One day, I got to share a movie with them. I was one of a few non-seniors who paid for our tickets while the rest of them just showed their senior citizen IDs and were asked to pick their preferred seats. Before the film played, they behaved like high school kids throwing popcorn on each other with their noisy exchange of pleasantries and swapping stories of how one's daughter is doing in Canada or how one's little grandsons are causing her joint pains while she follows them around the house.


After the movie, I saw the seniors in the coffee shop, still reeling from the film's high moments. They watched people while sipping coffee. They were amused at the sight of children or babies.


My country is one of the few in the world experiencing a youth surge as nearly 60 percent of its population consists of people aged 25 and below and only five percent are 65 and above. So the seniors contemplating on travelling or exercising more have to cope with how young people, the so-called millennials particularly, express themselves, often in undecipherable language.

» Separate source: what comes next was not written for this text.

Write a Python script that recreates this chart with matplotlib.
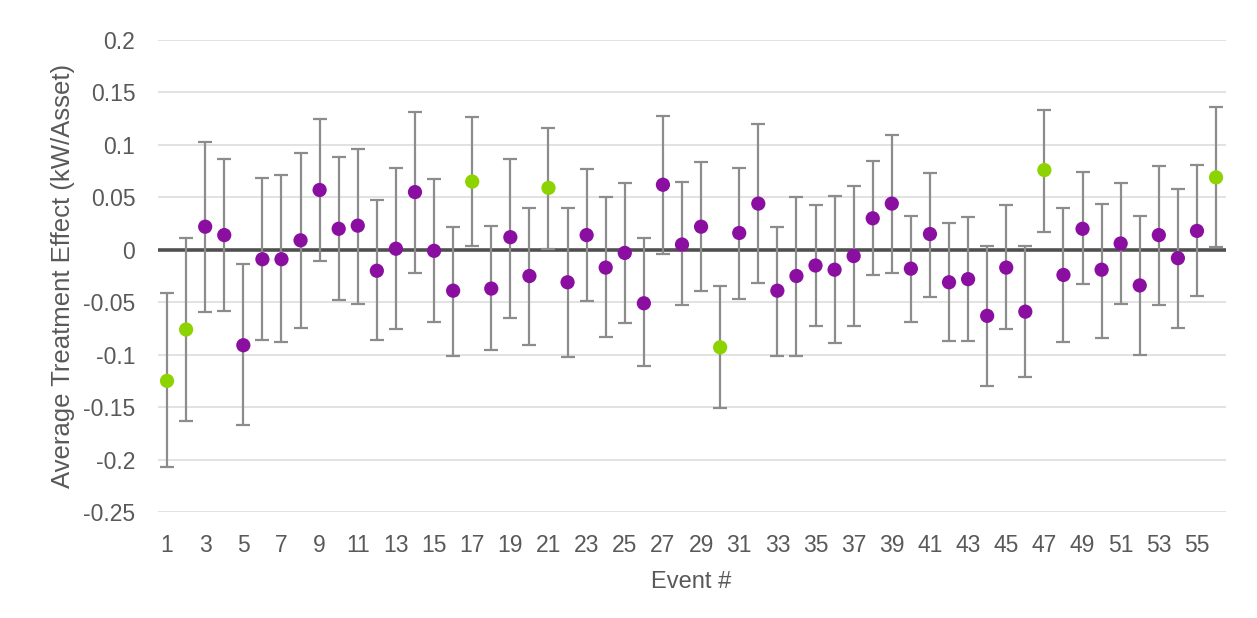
import numpy as np
import matplotlib
matplotlib.use("Agg")
import matplotlib.pyplot as plt

# ---------------------------------------------------------------------------
# Data
# ---------------------------------------------------------------------------
events = list(range(1, 57))

effect = [-0.125, -0.076, 0.022, 0.014, -0.091, -0.009, -0.009, 0.009, 0.057, 0.020,
          0.023, -0.020, 0.001, 0.055, -0.001, -0.039, 0.065, -0.037, 0.012, -0.025,
          0.059, -0.031, 0.014, -0.017, -0.003, -0.051, 0.062, 0.005, 0.022, -0.093,
          0.016, 0.044, -0.039, -0.025, -0.015, -0.019, -0.006, 0.030, 0.044, -0.018,
          0.015, -0.031, -0.028, -0.063, -0.017, -0.059, 0.076, -0.024, 0.020, -0.019,
          0.006, -0.034, 0.014, -0.008, 0.018, 0.069]

ci_upper = [-0.041, 0.011, 0.103, 0.087, -0.014, 0.068, 0.071, 0.092, 0.125, 0.088,
            0.096, 0.047, 0.078, 0.131, 0.067, 0.022, 0.127, 0.023, 0.087, 0.040,
            0.116, 0.040, 0.077, 0.050, 0.064, 0.011, 0.128, 0.065, 0.084, -0.035,
            0.078, 0.120, 0.022, 0.050, 0.043, 0.051, 0.061, 0.085, 0.109, 0.032,
            0.073, 0.026, 0.031, 0.004, 0.043, 0.004, 0.133, 0.040, 0.074, 0.044,
            0.064, 0.032, 0.080, 0.058, 0.081, 0.136]

ci_lower = [-0.207, -0.163, -0.059, -0.058, -0.167, -0.086, -0.088, -0.075, -0.011, -0.048,
            -0.052, -0.086, -0.076, -0.022, -0.069, -0.101, 0.004, -0.096, -0.065, -0.091,
            0.001, -0.102, -0.049, -0.083, -0.070, -0.111, -0.004, -0.053, -0.039, -0.151,
            -0.047, -0.032, -0.101, -0.101, -0.073, -0.089, -0.073, -0.024, -0.022, -0.069,
            -0.045, -0.087, -0.087, -0.130, -0.076, -0.121, 0.017, -0.088, -0.033, -0.084,
            -0.052, -0.100, -0.053, -0.075, -0.044, 0.003]

# events whose interval does not cross zero
significant = [1, 2, 17, 21, 30, 47, 56]

y_ticks = [-0.25, -0.2, -0.15, -0.1, -0.05, 0, 0.05, 0.1, 0.15, 0.2]
y_ticklabels = ["-0.25", "-0.2", "-0.15", "-0.1", "-0.05", "0", "0.05", "0.1", "0.15", "0.2"]
x_ticks = list(range(1, 57, 2))

PURPLE = "#8A0FA0"
GREEN = "#8DD300"
BAR_GREY = "#8C8C8C"
TEXT = "#595959"

plt.rcParams["font.family"] = ["Liberation Sans", "DejaVu Sans"]

fig = plt.figure(figsize=(12.57, 6.18), dpi=100)
ax = fig.add_axes([0.1253, 0.1715, 0.8497, 0.7638])

x = np.array(events)
y = np.array(effect)
lo = y - np.array(ci_lower)
hi = np.array(ci_upper) - y

ax.errorbar(x, y, yerr=[lo, hi], fmt="none", ecolor=BAR_GREY,
            elinewidth=1.6, capsize=5, capthick=1.6, zorder=3)

colors = [GREEN if e in significant else PURPLE for e in events]
ax.scatter(x, y, s=105, c=colors, zorder=4, linewidths=0)

# gridlines + zero line
for t in y_ticks:
    if t != 0:
        ax.axhline(t, color="#DDDDDD", lw=1.2, zorder=1)
ax.axhline(0, color="#505050", lw=2.6, zorder=2)

ax.set_xlim(0.5, 56.5)
ax.set_ylim(-0.25, 0.2)
ax.set_yticks(y_ticks)
ax.set_yticklabels(y_ticklabels)
ax.set_xticks(x_ticks)
ax.tick_params(axis="both", length=0, labelsize=16.5, labelcolor=TEXT)
ax.tick_params(axis="x", pad=16)
ax.tick_params(axis="y", pad=16)

for s in ax.spines.values():
    s.set_visible(False)

ax.set_xlabel("Event #", fontsize=17, color=TEXT, labelpad=10)
ax.set_ylabel("Average Treatment Effect (kW/Asset)", fontsize=18.5, color=TEXT, labelpad=6)

fig.savefig("out.png", dpi=100)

Wherever we live, we are all part of a statistic, a cultural construct and a stereotyped life stage, and this becomes real with old age. We don’t want to imagine our ways into old age because it's terrifying especially when our spouses and partners, or the closest persons we live with, passed on ahead of us, and then we realize we are alone, and old.


But we experience it. We are all aging. We will all be grumpy with some ailments and will feel entitled to behave the way we want. But we don't have to intend to be old and grey. Fear happens but it we can opt out of it.


Every time someone states that he or she prefers to be alone, they tell the person, "You'll die alone." They also say this to a guy who can't manage to mutter a perfect pick up line and fail to get the girl.


We were born into this world alone so we die alone, so someone said. Come to think of it, it's not that bad to die alone with 72 cats if you decided to live that way. That would be a lot of furry company, and a wacky way to go.